§ **Required task**
Pictures stay out of this copy, which runs from the first line of the material through the line containing "const height = 827".

§ **Data extract**

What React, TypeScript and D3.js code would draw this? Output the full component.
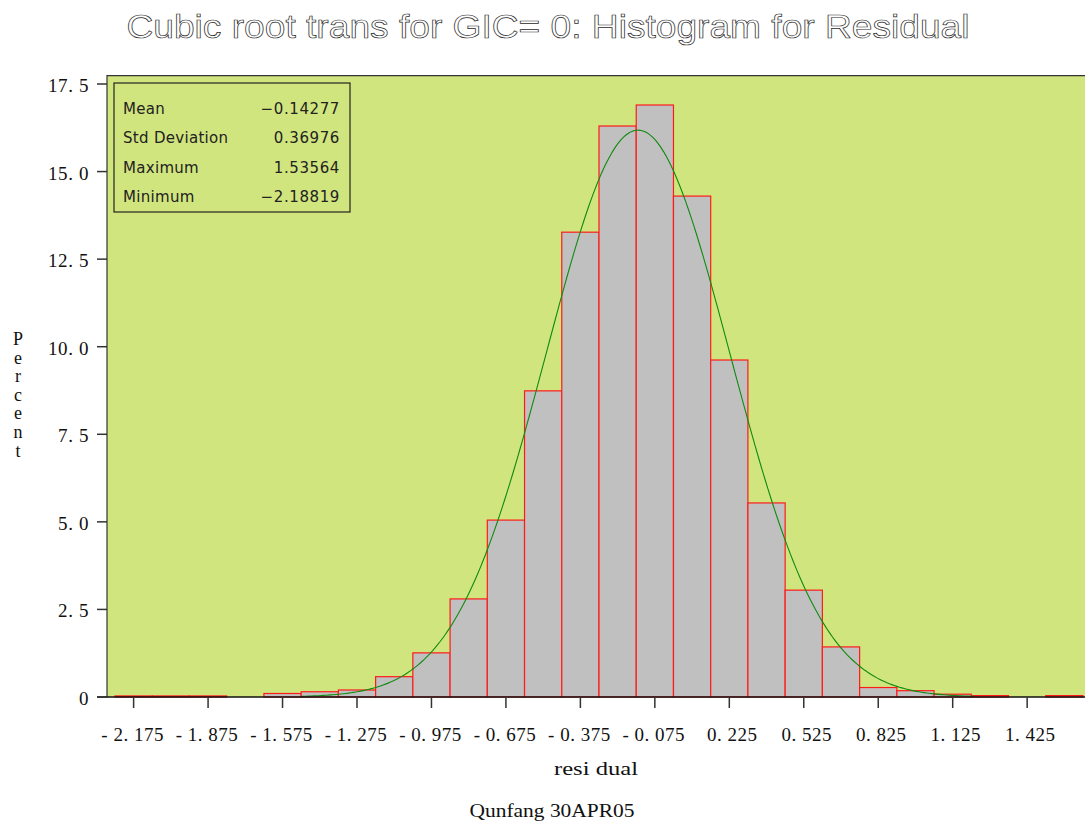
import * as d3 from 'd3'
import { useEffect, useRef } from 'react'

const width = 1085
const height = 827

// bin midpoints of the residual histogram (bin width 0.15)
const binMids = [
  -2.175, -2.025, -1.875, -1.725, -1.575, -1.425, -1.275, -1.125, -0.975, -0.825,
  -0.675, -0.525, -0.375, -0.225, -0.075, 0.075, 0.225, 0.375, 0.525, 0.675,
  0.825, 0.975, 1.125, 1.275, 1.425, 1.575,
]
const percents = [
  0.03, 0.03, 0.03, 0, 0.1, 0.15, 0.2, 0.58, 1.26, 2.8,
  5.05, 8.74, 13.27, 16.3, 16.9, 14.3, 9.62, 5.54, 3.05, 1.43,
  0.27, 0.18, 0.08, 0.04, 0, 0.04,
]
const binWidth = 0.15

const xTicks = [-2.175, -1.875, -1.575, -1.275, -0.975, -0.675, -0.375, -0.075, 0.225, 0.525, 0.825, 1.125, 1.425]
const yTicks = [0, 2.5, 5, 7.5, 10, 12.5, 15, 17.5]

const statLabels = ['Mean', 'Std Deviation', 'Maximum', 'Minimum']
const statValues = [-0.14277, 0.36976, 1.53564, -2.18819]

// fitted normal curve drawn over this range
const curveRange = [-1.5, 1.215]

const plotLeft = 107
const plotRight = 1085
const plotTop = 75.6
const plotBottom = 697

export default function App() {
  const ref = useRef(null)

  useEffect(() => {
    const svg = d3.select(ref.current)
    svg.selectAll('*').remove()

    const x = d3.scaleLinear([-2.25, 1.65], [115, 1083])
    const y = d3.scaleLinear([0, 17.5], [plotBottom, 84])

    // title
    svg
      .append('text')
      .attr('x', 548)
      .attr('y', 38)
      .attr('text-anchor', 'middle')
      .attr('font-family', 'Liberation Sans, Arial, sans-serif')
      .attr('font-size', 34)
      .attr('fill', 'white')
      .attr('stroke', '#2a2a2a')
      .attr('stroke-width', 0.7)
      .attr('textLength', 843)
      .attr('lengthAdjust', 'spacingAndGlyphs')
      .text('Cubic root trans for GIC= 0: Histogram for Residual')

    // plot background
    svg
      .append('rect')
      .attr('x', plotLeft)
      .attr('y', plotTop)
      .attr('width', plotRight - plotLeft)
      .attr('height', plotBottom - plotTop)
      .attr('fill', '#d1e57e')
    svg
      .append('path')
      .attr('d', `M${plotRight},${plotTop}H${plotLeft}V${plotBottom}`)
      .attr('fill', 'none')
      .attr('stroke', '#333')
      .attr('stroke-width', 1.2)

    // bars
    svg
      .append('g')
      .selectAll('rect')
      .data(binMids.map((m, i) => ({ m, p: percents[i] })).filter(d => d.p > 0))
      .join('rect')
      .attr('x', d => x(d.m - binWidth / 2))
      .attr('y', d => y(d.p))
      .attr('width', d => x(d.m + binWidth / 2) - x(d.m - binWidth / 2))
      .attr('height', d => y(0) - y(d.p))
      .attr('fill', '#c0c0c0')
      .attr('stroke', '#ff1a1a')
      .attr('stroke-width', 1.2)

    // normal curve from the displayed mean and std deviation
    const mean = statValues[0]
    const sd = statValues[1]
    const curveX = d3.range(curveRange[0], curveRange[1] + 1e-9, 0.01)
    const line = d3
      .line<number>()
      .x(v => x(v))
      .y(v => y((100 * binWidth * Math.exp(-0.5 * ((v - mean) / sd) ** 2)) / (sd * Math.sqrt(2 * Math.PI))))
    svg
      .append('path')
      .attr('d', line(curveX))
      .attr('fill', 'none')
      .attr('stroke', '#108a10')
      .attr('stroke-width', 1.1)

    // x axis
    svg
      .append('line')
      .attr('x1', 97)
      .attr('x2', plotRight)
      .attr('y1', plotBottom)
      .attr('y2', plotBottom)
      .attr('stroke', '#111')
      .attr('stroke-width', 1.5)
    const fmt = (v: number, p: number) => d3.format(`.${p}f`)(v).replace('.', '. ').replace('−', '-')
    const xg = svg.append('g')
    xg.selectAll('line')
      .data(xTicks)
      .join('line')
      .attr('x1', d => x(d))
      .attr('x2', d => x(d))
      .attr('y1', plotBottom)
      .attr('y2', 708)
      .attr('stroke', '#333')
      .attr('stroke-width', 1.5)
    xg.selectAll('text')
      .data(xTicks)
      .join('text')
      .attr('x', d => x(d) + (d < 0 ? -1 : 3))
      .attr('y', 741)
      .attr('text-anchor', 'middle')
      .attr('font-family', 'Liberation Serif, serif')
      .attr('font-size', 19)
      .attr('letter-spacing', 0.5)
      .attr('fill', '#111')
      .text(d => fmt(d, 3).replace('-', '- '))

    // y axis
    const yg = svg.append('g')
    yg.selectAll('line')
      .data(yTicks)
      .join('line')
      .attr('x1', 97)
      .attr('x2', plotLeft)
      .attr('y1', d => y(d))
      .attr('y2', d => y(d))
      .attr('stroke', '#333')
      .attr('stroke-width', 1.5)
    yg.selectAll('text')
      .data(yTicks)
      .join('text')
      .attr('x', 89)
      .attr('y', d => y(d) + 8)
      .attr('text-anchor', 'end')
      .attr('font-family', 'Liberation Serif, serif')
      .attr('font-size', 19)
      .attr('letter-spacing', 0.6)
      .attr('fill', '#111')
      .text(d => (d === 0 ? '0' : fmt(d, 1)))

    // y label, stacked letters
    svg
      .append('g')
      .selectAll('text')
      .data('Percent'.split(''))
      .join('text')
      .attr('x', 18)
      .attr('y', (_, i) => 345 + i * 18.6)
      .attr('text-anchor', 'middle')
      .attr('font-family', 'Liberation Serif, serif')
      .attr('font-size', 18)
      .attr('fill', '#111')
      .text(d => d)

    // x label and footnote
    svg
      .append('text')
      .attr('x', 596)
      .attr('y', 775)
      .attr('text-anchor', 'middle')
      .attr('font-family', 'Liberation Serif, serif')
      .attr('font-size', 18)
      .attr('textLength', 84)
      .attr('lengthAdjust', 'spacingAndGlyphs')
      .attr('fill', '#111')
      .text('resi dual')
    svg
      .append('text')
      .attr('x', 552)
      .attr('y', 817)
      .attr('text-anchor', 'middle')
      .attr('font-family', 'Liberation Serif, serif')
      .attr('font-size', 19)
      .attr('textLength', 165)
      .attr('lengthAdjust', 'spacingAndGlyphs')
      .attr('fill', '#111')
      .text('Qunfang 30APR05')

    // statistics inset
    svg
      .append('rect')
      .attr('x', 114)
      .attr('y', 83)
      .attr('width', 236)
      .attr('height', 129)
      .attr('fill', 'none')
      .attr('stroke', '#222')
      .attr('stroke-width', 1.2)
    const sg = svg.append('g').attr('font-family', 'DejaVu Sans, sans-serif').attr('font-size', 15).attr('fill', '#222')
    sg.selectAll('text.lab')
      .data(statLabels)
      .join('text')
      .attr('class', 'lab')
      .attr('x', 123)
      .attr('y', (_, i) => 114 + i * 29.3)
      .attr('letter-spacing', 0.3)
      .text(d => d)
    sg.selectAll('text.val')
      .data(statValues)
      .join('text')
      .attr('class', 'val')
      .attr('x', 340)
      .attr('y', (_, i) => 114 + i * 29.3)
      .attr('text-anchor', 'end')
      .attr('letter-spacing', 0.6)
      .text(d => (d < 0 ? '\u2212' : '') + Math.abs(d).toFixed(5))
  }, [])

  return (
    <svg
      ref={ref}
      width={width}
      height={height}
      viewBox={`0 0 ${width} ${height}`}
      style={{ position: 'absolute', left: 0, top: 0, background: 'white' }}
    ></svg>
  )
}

§ **Result of this exercise**
What React, TypeScript and D3.js code would draw this? Output the full component.
import * as d3 from 'd3'
import { useEffect, useRef } from 'react'

const width = 1085
const height = 827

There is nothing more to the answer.